With that out of the way, I would stay away from LEDs. At this size, there would be so many of them, even as cheap as they may seem, it would be expensive. And their colors may not be exactly what you want, especially if you want UV or even high power violet. LED light is so locally intense that much diffusion would be required and this amounts to severe attentuation. It might be the best light source on the planet, but the risk is high. LEDs have been around a long time and trying to buy even a small one is difficult and expensive.
If you must work with LEDs, they are current devices. Their intensity is fairly linear with current. The other way to control their apparent intensity would be pulse width modulation: turning the LEDs on and off very rapidly.

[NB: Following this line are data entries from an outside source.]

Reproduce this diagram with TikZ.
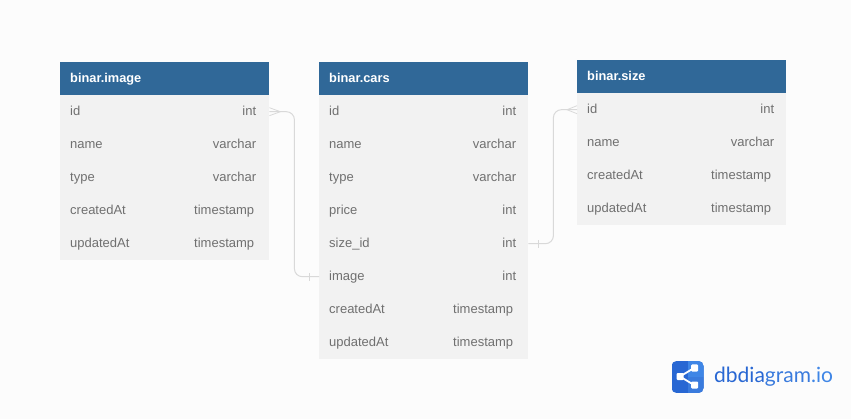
\documentclass[tikz,border=0pt]{standalone}
\usepackage{fontspec}
\setmainfont{Liberation Sans}
\newfontfamily\logofont{Lato}
\definecolor{bgc}{HTML}{FCFCFC}
\definecolor{headc}{HTML}{306898}
\definecolor{rowc}{HTML}{F2F2F2}
\definecolor{txtc}{HTML}{707070}
\definecolor{linec}{HTML}{D9D9D9}
\definecolor{logoa}{HTML}{2867D3}
\definecolor{logob}{HTML}{3F86E6}
\definecolor{logoc}{HTML}{3A7BDD}
\tikzset{
  x=1pt,y=-1pt,
  headbox/.style={rectangle,fill=headc,draw=none,minimum width=209pt,minimum height=33pt,inner sep=0pt,anchor=north west},
  rowbox/.style={rectangle,fill=rowc,draw=none,minimum width=209pt,minimum height=33pt,inner sep=0pt,anchor=north west},
  headtxt/.style={text=white,font=\fontsize{12.8}{15}\selectfont\bfseries,anchor=west,inner sep=0pt,text height=10pt,text depth=3pt},
  nametxt/.style={text=txtc,font=\fontsize{13}{15}\selectfont,anchor=west,inner sep=0pt,text height=10pt,text depth=2.4pt},
  typetxt/.style={text=txtc,font=\fontsize{13}{15}\selectfont,anchor=east,inner sep=0pt,text height=10pt,text depth=2.4pt},
  rel/.style={draw=linec,line width=1pt,rounded corners=8pt},
  relmark/.style={draw=linec,line width=0.8pt},
}
% \dbrow{id}{x}{y}{name}{type}{type right offset from box right}
\newcommand{\dbrow}[6]{%
  \node[rowbox] (#1) at (#2,#3) {};
  \node[nametxt] (#1n) at ([xshift=10pt]#1.west) {#4};
  \node[typetxt] (#1t) at ([xshift=-#6pt]#1.east) {#5};
}
\begin{document}
\begin{tikzpicture}
\useasboundingbox (0,0) rectangle (851,419);
\fill[bgc] (0,0) rectangle (851,419);
% binar.image
\node[headbox] (ih) at (60,62) {};
\node[headtxt] (iht) at ([xshift=10pt]ih.west) {binar.image};
\dbrow{i1}{60}{95}{id}{int}{13}
\dbrow{i2}{60}{128}{name}{varchar}{13}
\dbrow{i3}{60}{161}{type}{varchar}{13}
\dbrow{i4}{60}{194}{createdAt}{timestamp}{15}
\dbrow{i5}{60}{227}{updatedAt}{timestamp}{15}
% binar.cars
\node[headbox] (ch) at (319,62) {};
\node[headtxt] (cht) at ([xshift=10pt]ch.west) {binar.cars};
\dbrow{c1}{319}{95}{id}{int}{12}
\dbrow{c2}{319}{128}{name}{varchar}{12}
\dbrow{c3}{319}{161}{type}{varchar}{12}
\dbrow{c4}{319}{194}{price}{int}{12}
\dbrow{c5}{319}{227}{size\_id}{int}{12}
\dbrow{c6}{319}{260}{image}{int}{12}
\dbrow{c7}{319}{293}{createdAt}{timestamp}{15}
\dbrow{c8}{319}{326}{updatedAt}{timestamp}{15}
% binar.size
\node[headbox] (sh) at (577,60) {};
\node[headtxt] (sht) at ([xshift=10pt]sh.west) {binar.size};
\dbrow{s1}{577}{93}{id}{int}{12}
\dbrow{s2}{577}{126}{name}{varchar}{12}
\dbrow{s3}{577}{159}{createdAt}{timestamp}{15}
\dbrow{s4}{577}{192}{updatedAt}{timestamp}{15}
% relations
\draw[rel] (i1.east) -- ++(25,0) |- (c6.west);
\draw[rel] (c5.east) -- ++(25,0) |- (s1.west);
% crow's feet and bars
\draw[relmark] ([yshift=-4pt]i1.east) -- ([xshift=11pt]i1.east) -- ([yshift=4pt]i1.east);
\draw[relmark] ([yshift=-4pt]s1.west) -- ([xshift=-10pt]s1.west) -- ([yshift=4pt]s1.west);
\draw[relmark] ([xshift=-10pt,yshift=-4pt]c6.west) -- ([xshift=-10pt,yshift=4pt]c6.west);
\draw[relmark] ([xshift=10pt,yshift=-4pt]c5.east) -- ([xshift=10pt,yshift=4pt]c5.east);
% logo
\begin{scope}
  \clip[rounded corners=5pt] (671.5,361) rectangle (703.5,393);
  \fill[logoa] (671.5,361) rectangle (703.5,393);
  \fill[logob] (687.5,361) rectangle (703.5,377);
  \fill[logoc] (687.5,377) rectangle (703.5,393);
\end{scope}
\draw[white,line width=1.8pt] (680,376.5) -- (694,368) (680,376.5) -- (694,385);
\fill[white,rounded corners=1pt] (676.5,373) rectangle (683.5,380);
\fill[white,rounded corners=1pt] (691,364.5) rectangle (698,371.5);
\fill[white,rounded corners=1pt] (691,381.5) rectangle (698,388.5);
\node[anchor=west,inner sep=0pt,font=\logofont\fontsize{21}{24}\selectfont] (logo) at (714,377)
  {\textcolor{logoa}{dbdia}\textcolor{logoc}{gram}\textcolor{logob}{.io}};
\end{tikzpicture}
\end{document}
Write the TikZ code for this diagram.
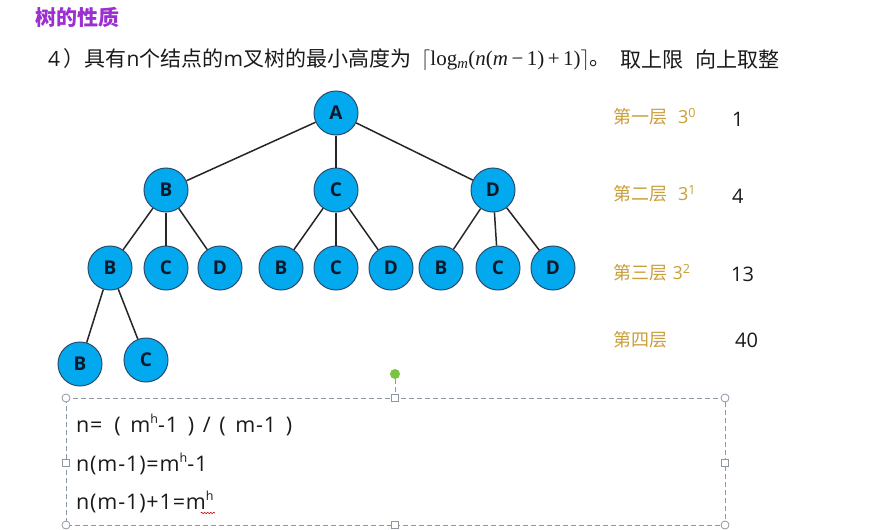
\documentclass[tikz,border=0pt]{standalone}
\usepackage{fontspec}
\setmainfont{Noto Sans CJK SC}
\newfontfamily\tms{Liberation Serif}
\newfontfamily\lat{Open Sans}
\newfontfamily\latw[LetterSpace=4]{Open Sans}
\usetikzlibrary{decorations.pathmorphing,calc}
\definecolor{nodeblue}{HTML}{03A9EE}
\definecolor{nodeborder}{HTML}{2B4A6B}
\definecolor{nodetext}{HTML}{0E1A2B}
\definecolor{titlepurple}{HTML}{9B2FD0}
\definecolor{gold}{HTML}{C9A03A}
\definecolor{boxgray}{HTML}{8C97A3}
\definecolor{handlegreen}{HTML}{7DC142}
\definecolor{txt}{HTML}{1A1A1A}
\newcommand{\suph}{\raisebox{0.42em}{\fontsize{12.5}{12.5}\selectfont h}}
\begin{document}
\begin{tikzpicture}[x=1pt,y=-1pt,
  tn/.style={circle, draw=nodeborder, line width=1pt, fill=nodeblue, minimum size=44pt, inner sep=0pt,
    font=\lat\bfseries\fontsize{19}{19}\selectfont, text=nodetext},
  edge/.style={draw=black!85, line width=1.5pt},
  lbl/.style={anchor=west, inner sep=0pt, text=txt},
  layer/.style={anchor=west, inner sep=0pt, text=gold, font=\fontsize{18}{18}\selectfont},
  num/.style={anchor=west, inner sep=0pt, text=txt, font=\lat\fontsize{20}{20}\selectfont},
  boxtxt/.style={anchor=west, inner sep=0pt, text=txt, font=\latw\fontsize{21.5}{21.5}\selectfont},
  cornerhandle/.style={circle, draw=boxgray, fill=white, line width=0.8pt, minimum size=8pt, inner sep=0pt},
  sidehandle/.style={rectangle, draw=boxgray, fill=white, line width=0.8pt, minimum size=7pt, inner sep=0pt},
  selbox/.style={draw=boxgray, line width=0.9pt, dash pattern=on 5pt off 3pt}]
\useasboundingbox (0,0) rectangle (892,530);
\fill[white] (0,0) rectangle (892,530);

% title and statement
\node[lbl, text=titlepurple, font=\bfseries\fontsize{21}{21}\selectfont] (title) at (35,17) {树的性质};
\node[lbl, font=\fontsize{21}{21}\selectfont] (stmt) at (48,59) {{\lat 4}\,）具有{\lat n}个结点的{\lat m}叉树的最小高度为};
\node[lbl, font=\fontsize{21}{21}\selectfont] (formula) at (421,60)
  {$\lceil$\tms log\textsubscript{\textit{m}}(\textit{n}(\textit{m}\,−\,1)\,+\,1)$\rceil$\rmfamily 。};
\node[lbl, font=\fontsize{21}{21}\selectfont] (note) at (620,59) {取上限\hspace{0.6em}向上取整};

% tree
\node[tn] (A) at (336,113) {A};
\node[tn] (B) at (166,190) {B};
\node[tn] (C) at (336,190) {C};
\node[tn] (D) at (493,190) {D};
\node[tn] (BB) at (110,268) {B};
\node[tn] (BC) at (166,268) {C};
\node[tn] (BD) at (220,268) {D};
\node[tn] (CB) at (281,268) {B};
\node[tn] (CC) at (336,268) {C};
\node[tn] (CD) at (391,268) {D};
\node[tn] (DB) at (441,268) {B};
\node[tn] (DC) at (498,268) {C};
\node[tn] (DD) at (553,268) {D};
\node[tn] (BBB) at (80,364) {B};
\node[tn] (BBC) at (146,360) {C};
\draw[edge] (A) -- (B);
\draw[edge] (A) -- (C);
\draw[edge] (A) -- (D);
\draw[edge] (B) -- (BB);
\draw[edge] (B) -- (BC);
\draw[edge] (B) -- (BD);
\draw[edge] (C) -- (CB);
\draw[edge] (C) -- (CC);
\draw[edge] (C) -- (CD);
\draw[edge] (D) -- (DB);
\draw[edge] (D) -- (DC);
\draw[edge] (D) -- (DD);
\draw[edge] (BB) -- (BBB);
\draw[edge] (BB) -- (BBC);

% layer labels
\node[layer] (L1) at (613,117) {第一层\hspace{0.6em}{\lat 3\textsuperscript{0}}};
\node[layer] (L2) at (613,194) {第二层\hspace{0.6em}{\lat 3\textsuperscript{1}}};
\node[layer] (L3) at (613,273) {第三层\hspace{0.3em}{\lat 3\textsuperscript{2}}};
\node[layer] (L4) at (613,340) {第四层};
\node[num] (N1) at (732,119) {1};
\node[num] (N2) at (732,196) {4};
\node[num] (N3) at (731,274) {13};
\node[num] (N4) at (735,340) {40};

% selection box
\coordinate (tl) at (66,398);
\coordinate (br) at (725,525);
\draw[selbox] (tl) rectangle (br);
\node[circle, fill=handlegreen, minimum size=10pt, inner sep=0pt] (rot) at (395,374) {};
\node[sidehandle] (tm) at (395,398) {};
\draw[selbox] (rot) -- (tm);
\node[sidehandle] (bm) at (395,525) {};
\node[sidehandle] (lm) at (66,463) {};
\node[sidehandle] (rm) at (725,463) {};
\node[cornerhandle] (c1) at (66,398) {};
\node[cornerhandle] (c2) at (725,398) {};
\node[cornerhandle] (c3) at (66,525) {};
\node[cornerhandle] (c4) at (725,525) {};

\node[boxtxt] (e1) at (76,425) {n=\hspace{0.55em}(\hspace{0.45em}m\suph-1\hspace{0.45em})\hspace{0.4em}/\hspace{0.4em}(\hspace{0.45em}m-1\hspace{0.45em})};
\node[boxtxt] (e2) at (76,464) {n(m-1)=m\suph-1};
\node[boxtxt] (e3) at (76,502) {n(m-1)+1=m\suph};
\coordinate (sq1) at ($(e3.east)+(-13,11)$);
\coordinate (sq2) at ($(e3.east)+(1,11)$);
\draw[red!80!black, line width=0.6pt, decorate, decoration={snake, amplitude=0.8pt, segment length=3pt}] (sq1) -- (sq2);
\end{tikzpicture}
\end{document}
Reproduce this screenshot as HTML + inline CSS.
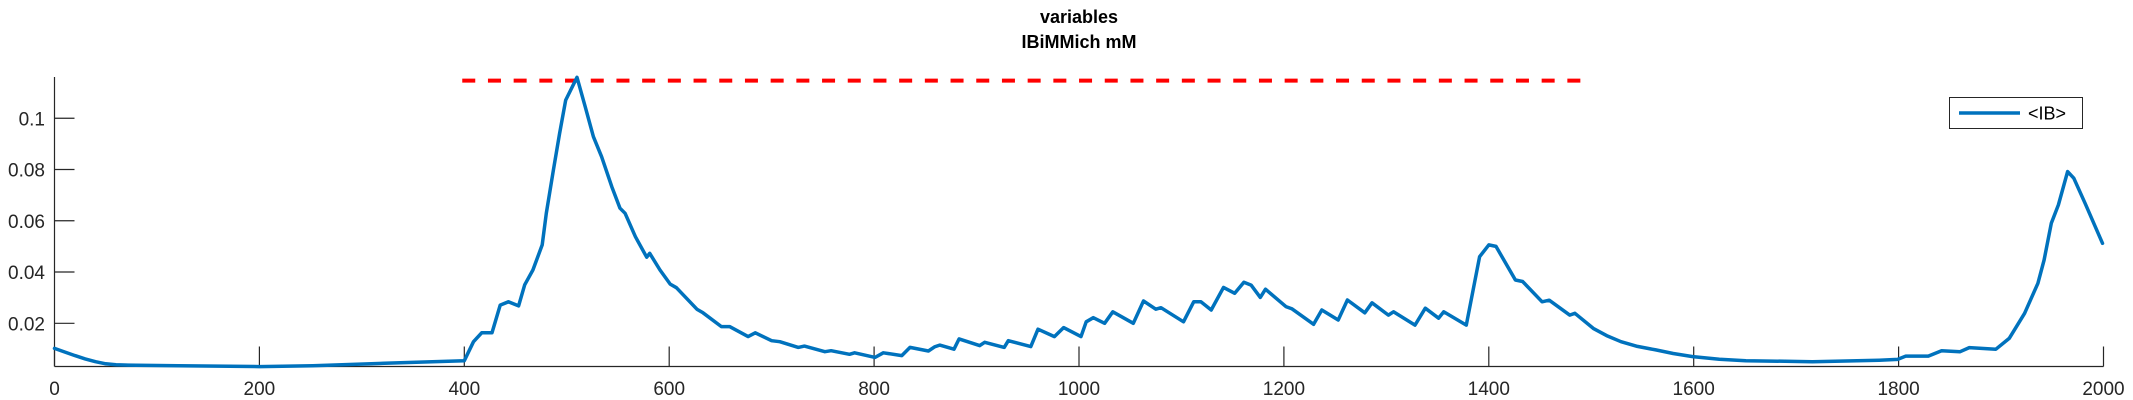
<!DOCTYPE html>
<html><head><meta charset="utf-8"><style>
html,body{margin:0;padding:0;background:#fff;}
svg{display:block;font-family:"Liberation Sans",Arial,sans-serif;}
</style></head><body>
<svg id="chart" width="2133" height="400" viewBox="0 0 2133 400" xmlns="http://www.w3.org/2000/svg">
<text x="1079" y="23" text-anchor="middle" font-size="18" font-weight="bold" fill="#000">variables</text>
<text x="1079" y="48" text-anchor="middle" font-size="18" font-weight="bold" fill="#000">IBiMMich mM</text>
<g id="axes"></g>
<g id="marks"></g>
<g>
<rect x="1949.5" y="97.5" width="133" height="31" fill="#fff" stroke="#262626" stroke-width="1"/>
<line x1="1959" y1="113" x2="2020" y2="113" stroke="#0072BD" stroke-width="3.5"/>
<text x="2028" y="119.5" font-size="18" fill="#000">&lt;IB&gt;</text>
</g>
</svg>
<script>
const xs = [0,10,20,30,40,50,60,80,121,200,252,322,400,409,417,427,435,443,453,459,467,476,480,487,493,499,510,518,526,534,544,552,557,567,578,581,591,601,607,627,633,651,659,677,684,700,708,726,732,752,758,776,781,801,809,827,835,853,859,864,878,883,903,908,927,931,953,960,976,985,1002,1007,1014,1025,1033,1053,1063,1075,1080,1102,1112,1119,1129,1141,1152,1161,1168,1177,1182,1202,1208,1229,1237,1253,1262,1279,1286,1302,1307,1328,1338,1351,1356,1378,1391,1400,1407,1426,1433,1452,1459,1479,1484,1502,1515,1529,1545,1563,1580,1599,1625,1651,1716,1781,1799,1807,1829,1842,1860,1869,1895,1908,1923,1936,1942,1949,1956,1965,1971,1982,1999];
const ys = [0.0102,0.0088,0.0074,0.0061,0.0050,0.0042,0.0038,0.0036,0.0034,0.0031,0.0034,0.0044,0.0054,0.0128,0.0163,0.0163,0.0271,0.0284,0.0268,0.0350,0.0408,0.0506,0.0629,0.0798,0.0941,0.1071,0.1160,0.1045,0.0928,0.0850,0.0733,0.0649,0.0629,0.0538,0.0458,0.0473,0.0408,0.0353,0.0339,0.0255,0.0241,0.0187,0.0187,0.0148,0.0163,0.0132,0.0128,0.0106,0.0111,0.0089,0.0093,0.0079,0.0085,0.0067,0.0085,0.0074,0.0106,0.0092,0.0108,0.0115,0.0099,0.0139,0.0113,0.0126,0.0106,0.0132,0.0109,0.0177,0.0148,0.0183,0.0148,0.0206,0.0222,0.0200,0.0245,0.0200,0.0287,0.0255,0.0261,0.0206,0.0284,0.0284,0.0252,0.0340,0.0317,0.0360,0.0349,0.0301,0.0333,0.0265,0.0256,0.0196,0.0252,0.0213,0.0291,0.0241,0.0280,0.0232,0.0245,0.0193,0.0259,0.0220,0.0245,0.0193,0.0460,0.0506,0.0500,0.0369,0.0363,0.0284,0.0290,0.0232,0.0239,0.0180,0.0152,0.0128,0.0110,0.0096,0.0082,0.0070,0.0060,0.0054,0.0050,0.0056,0.0059,0.0072,0.0072,0.0093,0.0089,0.0105,0.0099,0.0141,0.0239,0.0356,0.0447,0.0590,0.0662,0.0792,0.0766,0.0668,0.0512];
const xTicks = [0,200,400,600,800,1000,1200,1400,1600,1800,2000];
const yTicks = [0.02,0.04,0.06,0.08,0.1];
const yTickLabels = ["0.02","0.04","0.06","0.08","0.1"];
const refX = [398,1490];
const refY = 0.1147;

const X0=54.5, X1=2103.5, XMIN=0, XMAX=2000;
const YB=366.5, YT=77, YMIN=0.00314, YMAX=0.1161;
function sx(v){return X0+(v-XMIN)/(XMAX-XMIN)*(X1-X0);}
function sy(v){return YB-(v-YMIN)/(YMAX-YMIN)*(YB-YT);}
const NS="http://www.w3.org/2000/svg";
const axes=document.getElementById('axes');
const marks=document.getElementById('marks');
function mk(tag,attrs,parent){const e=document.createElementNS(NS,tag);for(const k in attrs)e.setAttribute(k,attrs[k]);parent.appendChild(e);return e;}

const yAxis=mk('line',{x1:X0,y1:YT,x2:X0,y2:YB,stroke:'#262626','stroke-width':1.2},axes);


const xAxis=mk('line',{x1:X0,y1:YB,x2:X1,y2:YB,stroke:'#262626','stroke-width':1.2},axes);



xTicks.forEach(t=>{
  const x=sx(t);
  const tk=mk('line',{x1:x,y1:YB,x2:x,y2:YB-20,stroke:'#262626','stroke-width':1.2},axes);
  
  
  const lb=mk('text',{x:x,y:395,'text-anchor':'middle','font-size':19,fill:'#262626'},axes);
  lb.textContent=String(t);
  
  
});
yTicks.forEach((t,i)=>{
  const y=sy(t);
  const tk=mk('line',{x1:X0,y1:y,x2:X0+20,y2:y,stroke:'#262626','stroke-width':1.2},axes);
  
  
  const lb=mk('text',{x:45,y:y+7,'text-anchor':'end','font-size':19,fill:'#262626'},axes);
  lb.textContent=yTickLabels[i];
  
  
});

const ref=mk('line',{x1:sx(refX[0]),y1:sy(refY),x2:sx(refX[1]),y2:sy(refY),stroke:'#FF0000','stroke-width':4,'stroke-dasharray':'13 12.7'},marks);



let d='';
xs.forEach((v,i)=>{d+=(i?'L':'M')+sx(v).toFixed(1)+' '+sy(ys[i]).toFixed(1)+' ';});
const series=mk('path',{d:d,fill:'none',stroke:'#0072BD','stroke-width':3.5,'stroke-linejoin':'round','stroke-linecap':'round'},marks);


</script>
</body></html>
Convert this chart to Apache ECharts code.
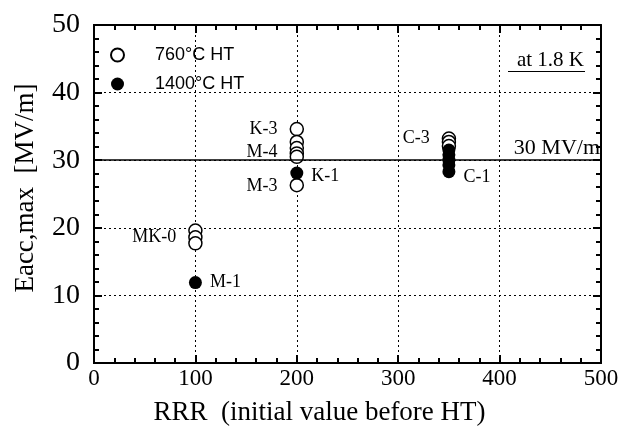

For coldlights, various tubes will work. If you use a Metrolux or similar, a heater may not be required if you darkroom is not freezing all the time. You can always warm the tubes by turning them on for a bit. Beware that cold cathode tubes do increase intensity with increasing temperature and then at some temperature actually decrease their output intensity with temperature. Thus the use of a heater, but it is not perfect whereas a light integrator can make the exposure perfect.
I don't know if the newer coldlights from Aristo use a different heating system than mine, but the one I have, that isn't that old, uses a bank of resistors (the gold ones) bolted to the top of the metal chamber where the tube is. These resistors are in series with a simple thermistat that controls the temperature to about 90F.
If you don't want to use a Metrolux, then I think you'd have to have a heater controller with a fan. The temperature would have to be accurately and evenly controlled to the peak intensity output of the tube, as this is where the output is least sensitive to temperature.
Lots to think about. Good luck.
The daylight bulbs print about 1 stop faster than standard bulbs through a blue (high contrast) filter.